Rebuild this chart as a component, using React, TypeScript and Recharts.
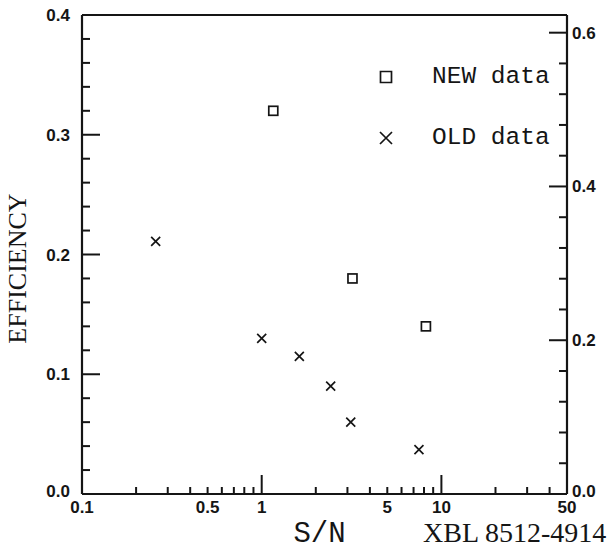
import { Label, Legend, Scatter, ScatterChart, XAxis, YAxis } from 'recharts';

// S/N vs efficiency, two measurement sets
const newSn = [1.16, 3.2, 8.2];
const newEff = [0.32, 0.18, 0.14];
const oldSn = [0.257, 1.0, 1.62, 2.42, 3.13, 7.5];
const oldEff = [0.211, 0.13, 0.115, 0.09, 0.06, 0.037];

const xLabels = [0.1, 0.5, 1, 5, 10, 50];
const xLongTicks = [1, 10];
const xTicks = [
  0.1, 0.2, 0.3, 0.4, 0.5, 0.6, 0.7, 0.8, 0.9, 1, 2, 3, 4, 5, 6, 7, 8, 9, 10, 20, 30, 40, 50,
];
const leftLabels = [0, 0.1, 0.2, 0.3, 0.4];
const leftTicks = [
  0, 0.02, 0.04, 0.06, 0.08, 0.1, 0.12, 0.14, 0.16, 0.18, 0.2, 0.22, 0.24, 0.26, 0.28, 0.3, 0.32,
  0.34, 0.36, 0.38, 0.4,
];
const rightLabels = [0, 0.2, 0.4, 0.6];
const rightTicks = [
  0, 0.04, 0.08, 0.12, 0.16, 0.2, 0.24, 0.28, 0.32, 0.36, 0.4, 0.44, 0.48, 0.52, 0.56, 0.6,
];

const newData = newSn.map((sn, i) => ({ sn, eff: newEff[i] }));
const oldData = oldSn.map((sn, i) => ({ sn, eff: oldEff[i] }));

const INK = '#151515';
const TICK_W = 2;
const SANS = '"Liberation Sans", Arial, sans-serif';
const MONO = '"Liberation Mono", "Courier New", monospace';
const SERIF = '"Liberation Serif", "Times New Roman", serif';

function near(list: number[], v: number) {
  return list.some((t) => Math.abs(t - v) < 1e-9);
}

function BottomTick(props: any) {
  const { x, y, payload } = props;
  const v = payload.value;
  const len = near(xLongTicks, v) ? 19 : 7;
  return (
    <g>
      <path d={`M${x},${y}V${y - len}`} stroke={INK} strokeWidth={TICK_W} fill="none" />
      {near(xLabels, v) ? (
        <text x={x} y={y + 19} textAnchor="middle" fontFamily={SANS} fontWeight={700} fontSize={17} fill={INK}>
          {String(v)}
        </text>
      ) : null}
    </g>
  );
}

function TopTick(props: any) {
  const { x, y, payload } = props;
  const len = near(xLongTicks, payload.value) ? 18 : 7;
  return (
    <g>
      <path d={`M${x},${y}V${y + len}`} stroke={INK} strokeWidth={TICK_W} fill="none" />
    </g>
  );
}

function LeftTick(props: any) {
  const { x, y, payload } = props;
  const v = payload.value;
  const major = near(leftLabels, v);
  return (
    <g>
      <path d={`M${x},${y}H${x + (major ? 18 : 8)}`} stroke={INK} strokeWidth={TICK_W} fill="none" />
      {major ? (
        <text x={x - 12} y={v === 0 ? y + 3 : y + 6} textAnchor="end" fontFamily={SANS} fontWeight={700} fontSize={17} fill={INK}>
          {v.toFixed(1)}
        </text>
      ) : null}
    </g>
  );
}

function RightTick(props: any) {
  const { x, y, payload } = props;
  const v = payload.value;
  const major = near(rightLabels, v);
  return (
    <g>
      <path d={`M${x},${y}H${x - (major ? 18 : 8)}`} stroke={INK} strokeWidth={TICK_W} fill="none" />
      {major ? (
        <text x={x + 5} y={v === 0 ? y + 3 : y + 6} textAnchor="start" fontFamily={SANS} fontWeight={700} fontSize={17} fill={INK}>
          {v.toFixed(1)}
        </text>
      ) : null}
    </g>
  );
}

function SquareMark(props: any) {
  const { cx, cy } = props;
  return <rect x={cx - 4.5} y={cy - 4.5} width={9} height={9} fill="none" stroke={INK} strokeWidth={1.7} />;
}

function CrossMark(props: any) {
  const { cx, cy } = props;
  return (
    <path
      d={`M${cx - 4.5},${cy - 4.5}L${cx + 4.5},${cy + 4.5}M${cx - 4.5},${cy + 4.5}L${cx + 4.5},${cy - 4.5}`}
      stroke={INK}
      strokeWidth={1.7}
      fill="none"
    />
  );
}

function LegendBox() {
  const rows = [
    { label: 'NEW data', d: 'M3.5,3.5H14.5V14.5H3.5Z' },
    { label: 'OLD data', d: 'M3,3L15,15M3,15L15,3' },
  ];
  return (
    <div>
      {rows.map((r) => (
        <div key={r.label} style={{ display: 'flex', alignItems: 'center', height: 61 }}>
          <svg width={18} height={18}>
            <path d={r.d} fill="none" stroke={INK} strokeWidth={1.7} />
          </svg>
          <span style={{ marginLeft: 37, fontFamily: MONO, fontSize: 24.5, color: INK, lineHeight: '61px' }}>
            {r.label}
          </span>
        </div>
      ))}
    </div>
  );
}

export default function App() {
  return (
    <div style={{ position: 'absolute', left: 0, top: 0, width: 615, height: 560 }}>
      <ScatterChart width={615} height={560} margin={{ top: 0, right: 0, bottom: 0, left: 0 }}>
        <XAxis
          xAxisId="bottom"
          dataKey="sn"
          type="number"
          scale="log"
          domain={[0.1, 50]}
          ticks={xTicks}
          interval={0}
          allowDataOverflow
          height={66}
          tickSize={0}
          tickMargin={0}
          tickLine={false}
          axisLine={{ stroke: INK, strokeWidth: 2.2 }}
          tick={(p: any) => <BottomTick {...p} />}
        >
          <Label
            content={(p: any) => (
              <text x={p.viewBox.x + p.viewBox.width / 2 - 5} y={p.viewBox.y + 48} textAnchor="middle" fontFamily={MONO} fontSize={29} fill={INK}>
                S/N
              </text>
            )}
          />
        </XAxis>
        <XAxis
          xAxisId="top"
          orientation="top"
          type="number"
          scale="log"
          domain={[0.1, 50]}
          ticks={xTicks}
          interval={0}
          allowDataOverflow
          height={15}
          tickSize={0}
          tickMargin={0}
          tickLine={false}
          axisLine={{ stroke: INK, strokeWidth: 2.2 }}
          tick={(p: any) => <TopTick {...p} />}
        />
        <YAxis
          yAxisId="left"
          dataKey="eff"
          type="number"
          domain={[0, 0.4]}
          ticks={leftTicks}
          interval={0}
          allowDataOverflow
          width={82}
          tickSize={0}
          tickMargin={0}
          tickLine={false}
          axisLine={{ stroke: INK, strokeWidth: 2.2 }}
          tick={(p: any) => <LeftTick {...p} />}
        >
          <Label
            content={(p: any) => {
              const cx = p.viewBox.x + 26;
              const cy = p.viewBox.y + p.viewBox.height / 2 + 14;
              return (
                <text x={cx} y={cy} transform={`rotate(-90 ${cx} ${cy})`} textAnchor="middle" fontFamily={SERIF} fontSize={26} fill={INK}>
                  EFFICIENCY
                </text>
              );
            }}
          />
        </YAxis>
        <YAxis
          yAxisId="right"
          orientation="right"
          type="number"
          domain={[0, 0.623]}
          ticks={rightTicks}
          interval={0}
          allowDataOverflow
          width={48}
          tickSize={0}
          tickMargin={0}
          tickLine={false}
          axisLine={{ stroke: INK, strokeWidth: 2.2 }}
          tick={(p: any) => <RightTick {...p} />}
        >
          <Label
            content={(p: any) => (
              <text x={p.viewBox.x - 144} y={p.viewBox.y + p.viewBox.height + 48} textAnchor="start" fontFamily={SERIF} fontSize={28} fill={INK}>
                XBL 8512-4914
              </text>
            )}
          />
        </YAxis>
        <Legend
          layout="vertical"
          align="center"
          verticalAlign="middle"
          content={() => <LegendBox />}
          wrapperStyle={{ left: 377, top: 46, width: 220 }}
        />
        <Scatter
          name="NEW data"
          data={newData}
          xAxisId="bottom"
          yAxisId="left"
          shape={(p: any) => <SquareMark {...p} />}
          isAnimationActive={false}
        />
        <Scatter
          name="OLD data"
          data={oldData}
          xAxisId="bottom"
          yAxisId="left"
          shape={(p: any) => <CrossMark {...p} />}
          isAnimationActive={false}
        />
      </ScatterChart>
    </div>
  );
}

* [EXERCISE AIM]:
Leave out any pictures, please, and quote only the lines from the top of the data through the line that contains "const oldEff = [0.211, 0.13, 0.115, 0.09, 0.06, 0.037];".

* [SOLUTION TO THE PROBLEM]:
Rebuild this chart as a component, using React, TypeScript and Recharts.
import { Label, Legend, Scatter, ScatterChart, XAxis, YAxis } from 'recharts';

// S/N vs efficiency, two measurement sets
const newSn = [1.16, 3.2, 8.2];
const newEff = [0.32, 0.18, 0.14];
const oldSn = [0.257, 1.0, 1.62, 2.42, 3.13, 7.5];
const oldEff = [0.211, 0.13, 0.115, 0.09, 0.06, 0.037];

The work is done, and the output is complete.